Thread: The D Word
View Single Post
Old 11-11-2008, 03:16 PM
  # 1 (permalink)  
GrumpyMel
Member
 
Join Date: Feb 2008
Posts: 5
The D Word

It's been a long time since I posted here. I now wish that I had resolved to do then what I have resolved to do now.

I think I'm absolutely insane given the number of chances I've given her and the times I've thought about doing this....or even started but then backed off. Somehow I couldn't just bring myself to it.

I hope this time I'll have the strength to carry through.

My AW and I have been married for 7 years. We have a 6 year old son with mild autism. When I met my wife, she had 7 years of sobriety and seemed very strong in her sobriety.... she could have alcohol in the house, be around people who were drinking... didn't phase her in the least.

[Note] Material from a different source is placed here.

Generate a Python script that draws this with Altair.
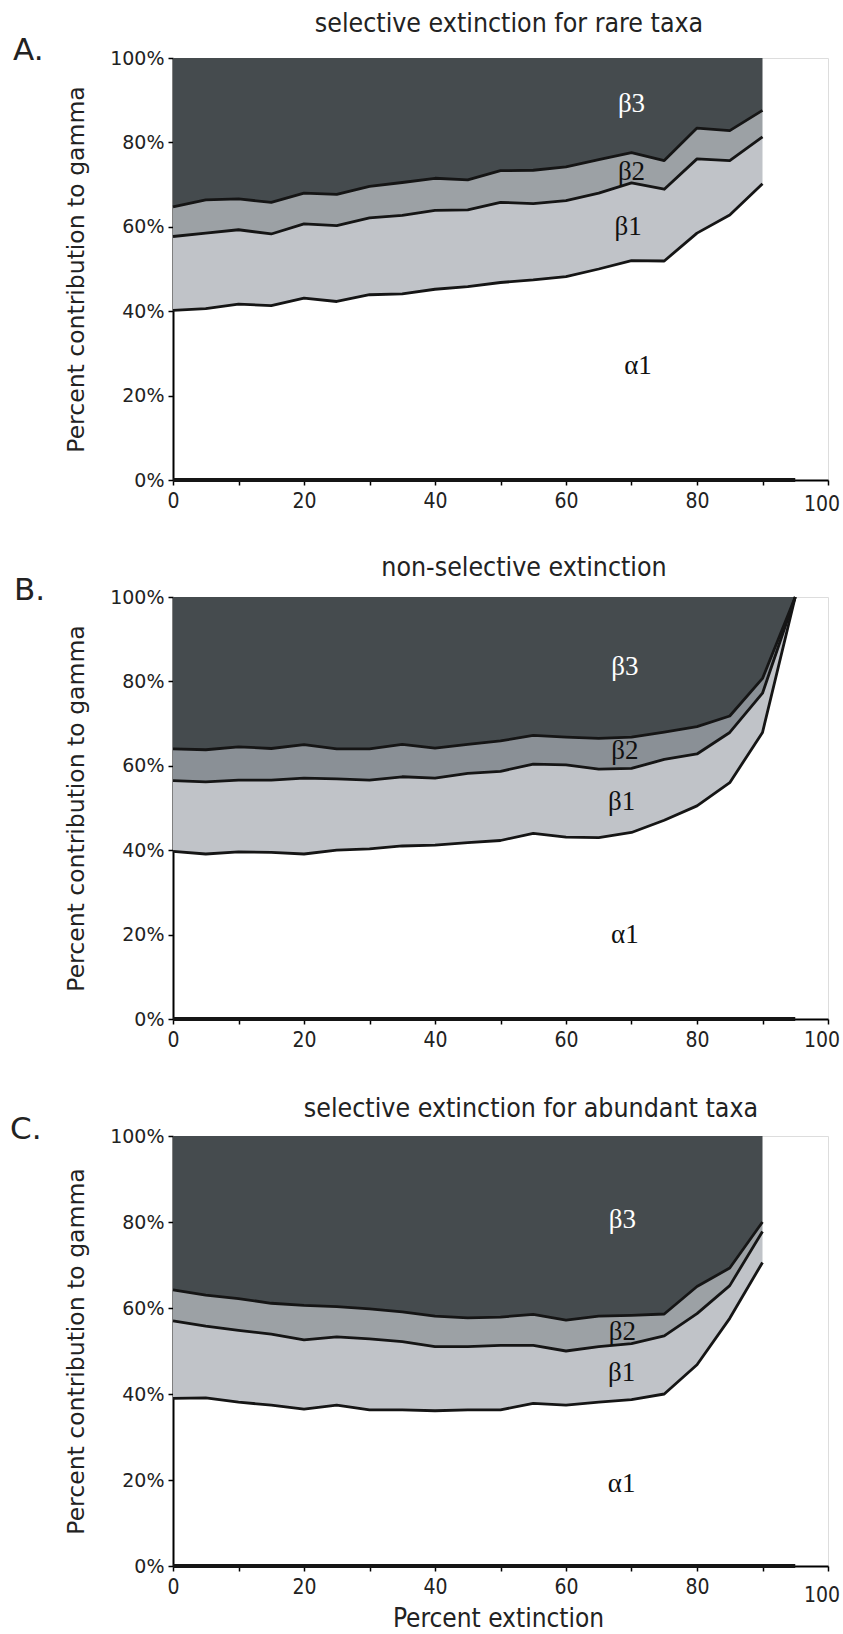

That all changed 5 years ago when she started drinking. It's been a nightmare roller-coaster ride ever since then. My life savings are nearly exhausted..... my sanity is frayed and I won't even talk about my emotions.
Thank god my son has been spared alot of this.....as he doesn't fully understand whats going on with his mom... just that she acts crazy sometimes.

I tried putting her through rehab.... it failed miserably.

I tried Mediation with her..... it was a colossal waste.

I'm finally ready for divorce...I'm speaking to the lawyer on Thursday.

I'm scared as heck about the next few months of my life.....and about being a single parent of an autistic child.

I thought about staying....whether it would be easier to raise our son...even if she were still drinking..... but I know that's just a pipe-dream on my part. The simple fact of the matter is that the times she has been away (rehab, mental health evaluation).... life was MUCH easier in many ways....although it certainly was scary.

Some-one please tell me there is a light somewhere at the end of this tunnel!